**Written problem:**
Scan the lines below; pull out those with "matplotlib".

**Supplied records:**

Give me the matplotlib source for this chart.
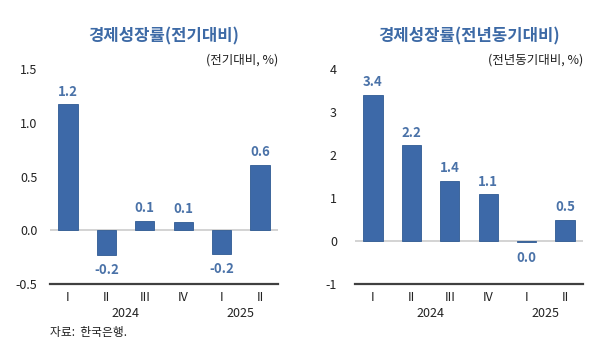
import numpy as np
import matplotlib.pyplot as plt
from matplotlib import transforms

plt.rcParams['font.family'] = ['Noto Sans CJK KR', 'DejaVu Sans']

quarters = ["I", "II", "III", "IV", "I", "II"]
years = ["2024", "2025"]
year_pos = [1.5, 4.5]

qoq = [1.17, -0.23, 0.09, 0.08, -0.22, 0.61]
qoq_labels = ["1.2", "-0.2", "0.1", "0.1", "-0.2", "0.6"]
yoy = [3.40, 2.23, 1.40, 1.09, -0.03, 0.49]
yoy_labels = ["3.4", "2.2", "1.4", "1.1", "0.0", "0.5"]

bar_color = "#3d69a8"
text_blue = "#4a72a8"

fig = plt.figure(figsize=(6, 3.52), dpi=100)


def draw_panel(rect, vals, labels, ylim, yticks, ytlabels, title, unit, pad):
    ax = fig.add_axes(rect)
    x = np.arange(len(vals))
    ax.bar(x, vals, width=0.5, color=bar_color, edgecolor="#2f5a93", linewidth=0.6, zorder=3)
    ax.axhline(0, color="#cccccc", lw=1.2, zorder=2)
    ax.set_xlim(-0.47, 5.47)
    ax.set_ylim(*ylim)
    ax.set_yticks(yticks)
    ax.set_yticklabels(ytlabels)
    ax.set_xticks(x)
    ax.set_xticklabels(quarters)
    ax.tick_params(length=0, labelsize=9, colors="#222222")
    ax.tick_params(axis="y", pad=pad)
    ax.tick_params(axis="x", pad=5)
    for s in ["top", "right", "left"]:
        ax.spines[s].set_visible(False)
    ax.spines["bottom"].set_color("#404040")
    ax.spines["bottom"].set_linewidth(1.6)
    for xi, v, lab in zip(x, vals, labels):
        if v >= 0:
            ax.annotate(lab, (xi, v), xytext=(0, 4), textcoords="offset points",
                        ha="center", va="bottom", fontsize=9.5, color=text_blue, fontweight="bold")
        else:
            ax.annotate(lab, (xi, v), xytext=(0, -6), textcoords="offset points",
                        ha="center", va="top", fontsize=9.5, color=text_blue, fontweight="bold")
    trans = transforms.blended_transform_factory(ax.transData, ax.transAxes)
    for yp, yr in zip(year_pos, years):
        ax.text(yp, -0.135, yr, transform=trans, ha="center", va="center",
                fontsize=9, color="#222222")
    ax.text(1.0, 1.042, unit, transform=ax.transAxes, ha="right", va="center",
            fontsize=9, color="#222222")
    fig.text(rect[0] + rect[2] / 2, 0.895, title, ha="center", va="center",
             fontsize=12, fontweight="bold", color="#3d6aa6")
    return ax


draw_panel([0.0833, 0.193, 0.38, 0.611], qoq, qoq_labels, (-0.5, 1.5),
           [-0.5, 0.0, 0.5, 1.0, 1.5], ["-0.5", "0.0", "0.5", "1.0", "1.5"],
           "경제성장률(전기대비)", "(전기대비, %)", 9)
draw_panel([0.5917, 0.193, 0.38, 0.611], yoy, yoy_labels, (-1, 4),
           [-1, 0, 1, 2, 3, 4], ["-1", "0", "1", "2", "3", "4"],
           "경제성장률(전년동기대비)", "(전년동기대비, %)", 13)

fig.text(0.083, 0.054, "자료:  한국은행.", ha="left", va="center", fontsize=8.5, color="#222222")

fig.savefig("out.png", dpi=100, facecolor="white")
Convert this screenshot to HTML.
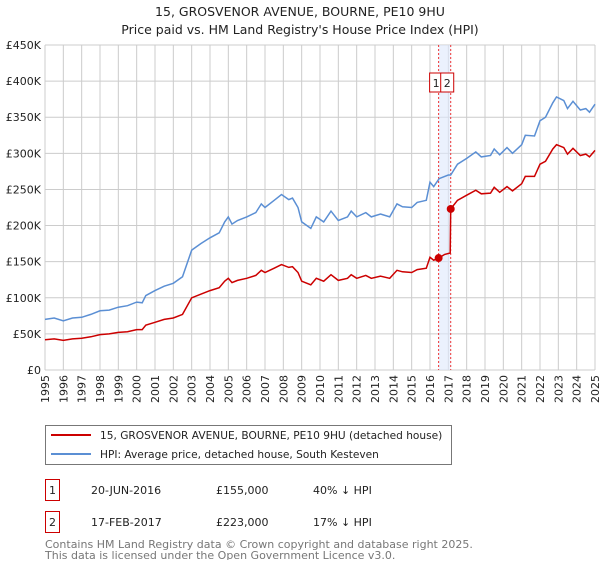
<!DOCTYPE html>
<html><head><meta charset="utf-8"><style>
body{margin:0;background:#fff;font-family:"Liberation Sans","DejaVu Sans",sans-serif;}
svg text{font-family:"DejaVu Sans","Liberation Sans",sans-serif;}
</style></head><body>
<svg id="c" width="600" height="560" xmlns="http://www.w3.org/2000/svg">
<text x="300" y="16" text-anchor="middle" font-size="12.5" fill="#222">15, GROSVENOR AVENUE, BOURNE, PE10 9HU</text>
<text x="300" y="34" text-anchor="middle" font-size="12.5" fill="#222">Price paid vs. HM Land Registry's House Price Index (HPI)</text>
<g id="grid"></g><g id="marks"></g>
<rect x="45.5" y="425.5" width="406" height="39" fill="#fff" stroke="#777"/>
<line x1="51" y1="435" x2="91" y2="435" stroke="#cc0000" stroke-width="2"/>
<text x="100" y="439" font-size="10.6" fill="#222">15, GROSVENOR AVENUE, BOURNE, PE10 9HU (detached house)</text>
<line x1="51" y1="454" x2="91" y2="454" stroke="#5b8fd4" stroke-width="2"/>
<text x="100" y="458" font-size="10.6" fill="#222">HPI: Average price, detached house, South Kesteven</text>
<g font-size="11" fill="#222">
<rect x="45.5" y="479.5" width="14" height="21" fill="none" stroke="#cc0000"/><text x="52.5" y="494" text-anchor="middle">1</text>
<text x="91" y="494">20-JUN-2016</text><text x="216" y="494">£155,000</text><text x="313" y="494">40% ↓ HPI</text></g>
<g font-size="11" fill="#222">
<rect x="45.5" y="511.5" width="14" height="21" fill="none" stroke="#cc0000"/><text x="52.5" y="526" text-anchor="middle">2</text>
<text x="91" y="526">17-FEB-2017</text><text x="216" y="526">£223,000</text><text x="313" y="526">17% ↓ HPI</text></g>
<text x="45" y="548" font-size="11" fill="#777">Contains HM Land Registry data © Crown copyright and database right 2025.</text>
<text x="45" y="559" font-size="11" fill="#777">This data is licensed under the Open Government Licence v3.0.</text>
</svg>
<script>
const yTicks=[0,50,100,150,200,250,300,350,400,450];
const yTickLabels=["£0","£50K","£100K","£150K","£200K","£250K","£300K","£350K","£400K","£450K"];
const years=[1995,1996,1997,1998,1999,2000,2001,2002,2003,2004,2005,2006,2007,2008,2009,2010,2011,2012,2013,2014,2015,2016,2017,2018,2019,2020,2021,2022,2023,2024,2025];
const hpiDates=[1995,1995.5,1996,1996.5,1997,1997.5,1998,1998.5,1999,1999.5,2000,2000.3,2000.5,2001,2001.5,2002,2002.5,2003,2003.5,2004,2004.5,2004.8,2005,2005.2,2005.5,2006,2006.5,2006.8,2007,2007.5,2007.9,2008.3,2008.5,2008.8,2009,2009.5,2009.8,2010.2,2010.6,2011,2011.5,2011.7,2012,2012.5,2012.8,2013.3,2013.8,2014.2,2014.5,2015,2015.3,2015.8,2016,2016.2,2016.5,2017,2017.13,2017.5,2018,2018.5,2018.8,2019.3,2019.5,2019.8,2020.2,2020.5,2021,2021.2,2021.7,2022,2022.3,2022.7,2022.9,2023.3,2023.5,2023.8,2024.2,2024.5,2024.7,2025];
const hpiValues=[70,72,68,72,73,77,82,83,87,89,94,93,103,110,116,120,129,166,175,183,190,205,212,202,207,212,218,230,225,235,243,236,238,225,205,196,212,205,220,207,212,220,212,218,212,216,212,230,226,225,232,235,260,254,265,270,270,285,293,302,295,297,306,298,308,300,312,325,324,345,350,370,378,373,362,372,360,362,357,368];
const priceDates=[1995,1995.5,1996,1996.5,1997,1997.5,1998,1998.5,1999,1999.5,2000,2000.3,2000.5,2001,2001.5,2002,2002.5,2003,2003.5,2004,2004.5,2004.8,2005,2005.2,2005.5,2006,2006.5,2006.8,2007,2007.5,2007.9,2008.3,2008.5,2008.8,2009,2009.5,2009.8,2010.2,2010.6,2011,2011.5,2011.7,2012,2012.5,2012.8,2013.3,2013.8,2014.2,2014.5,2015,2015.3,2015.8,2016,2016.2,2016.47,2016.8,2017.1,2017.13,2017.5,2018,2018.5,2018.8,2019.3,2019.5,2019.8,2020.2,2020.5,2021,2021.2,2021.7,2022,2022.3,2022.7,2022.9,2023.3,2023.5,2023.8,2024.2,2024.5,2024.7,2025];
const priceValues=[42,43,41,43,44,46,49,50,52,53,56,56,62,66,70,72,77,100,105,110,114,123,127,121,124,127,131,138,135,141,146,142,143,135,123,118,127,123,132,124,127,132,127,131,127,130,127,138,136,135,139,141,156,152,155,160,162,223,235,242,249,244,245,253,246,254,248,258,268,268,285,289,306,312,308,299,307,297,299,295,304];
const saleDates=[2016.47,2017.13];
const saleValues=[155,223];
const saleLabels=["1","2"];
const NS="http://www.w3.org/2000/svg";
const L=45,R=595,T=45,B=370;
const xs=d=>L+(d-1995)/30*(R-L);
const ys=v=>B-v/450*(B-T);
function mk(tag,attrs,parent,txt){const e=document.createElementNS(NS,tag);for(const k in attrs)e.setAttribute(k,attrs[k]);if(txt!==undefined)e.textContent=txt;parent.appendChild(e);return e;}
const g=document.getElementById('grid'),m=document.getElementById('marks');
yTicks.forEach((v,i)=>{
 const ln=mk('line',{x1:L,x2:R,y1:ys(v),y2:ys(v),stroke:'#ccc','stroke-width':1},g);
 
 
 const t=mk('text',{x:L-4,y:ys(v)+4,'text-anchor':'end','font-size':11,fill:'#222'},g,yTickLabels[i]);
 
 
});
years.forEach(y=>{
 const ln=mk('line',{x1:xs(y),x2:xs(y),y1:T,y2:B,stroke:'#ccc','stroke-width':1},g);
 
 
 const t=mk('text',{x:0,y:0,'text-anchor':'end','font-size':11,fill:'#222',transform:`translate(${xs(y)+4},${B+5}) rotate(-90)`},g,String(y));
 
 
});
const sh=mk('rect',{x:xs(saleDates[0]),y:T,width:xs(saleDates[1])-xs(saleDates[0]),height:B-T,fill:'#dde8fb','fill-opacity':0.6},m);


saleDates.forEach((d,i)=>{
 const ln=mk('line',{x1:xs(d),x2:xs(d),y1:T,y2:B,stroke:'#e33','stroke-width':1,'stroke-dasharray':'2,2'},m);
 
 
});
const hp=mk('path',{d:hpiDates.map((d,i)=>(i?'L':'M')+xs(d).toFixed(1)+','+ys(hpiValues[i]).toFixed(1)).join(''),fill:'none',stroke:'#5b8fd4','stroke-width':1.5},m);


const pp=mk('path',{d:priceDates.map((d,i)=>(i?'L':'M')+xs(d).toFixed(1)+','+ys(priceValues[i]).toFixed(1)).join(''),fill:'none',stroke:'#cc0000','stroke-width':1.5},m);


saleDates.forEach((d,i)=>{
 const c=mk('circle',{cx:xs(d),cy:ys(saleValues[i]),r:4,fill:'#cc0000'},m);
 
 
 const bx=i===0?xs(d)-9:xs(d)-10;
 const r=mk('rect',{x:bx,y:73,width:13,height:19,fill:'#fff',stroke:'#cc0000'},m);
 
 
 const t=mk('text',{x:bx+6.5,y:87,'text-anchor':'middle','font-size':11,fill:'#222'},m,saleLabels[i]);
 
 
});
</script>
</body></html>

**Finished answer:**
Give me the matplotlib source for this chart.
import matplotlib.pyplot as plt
from matplotlib import transforms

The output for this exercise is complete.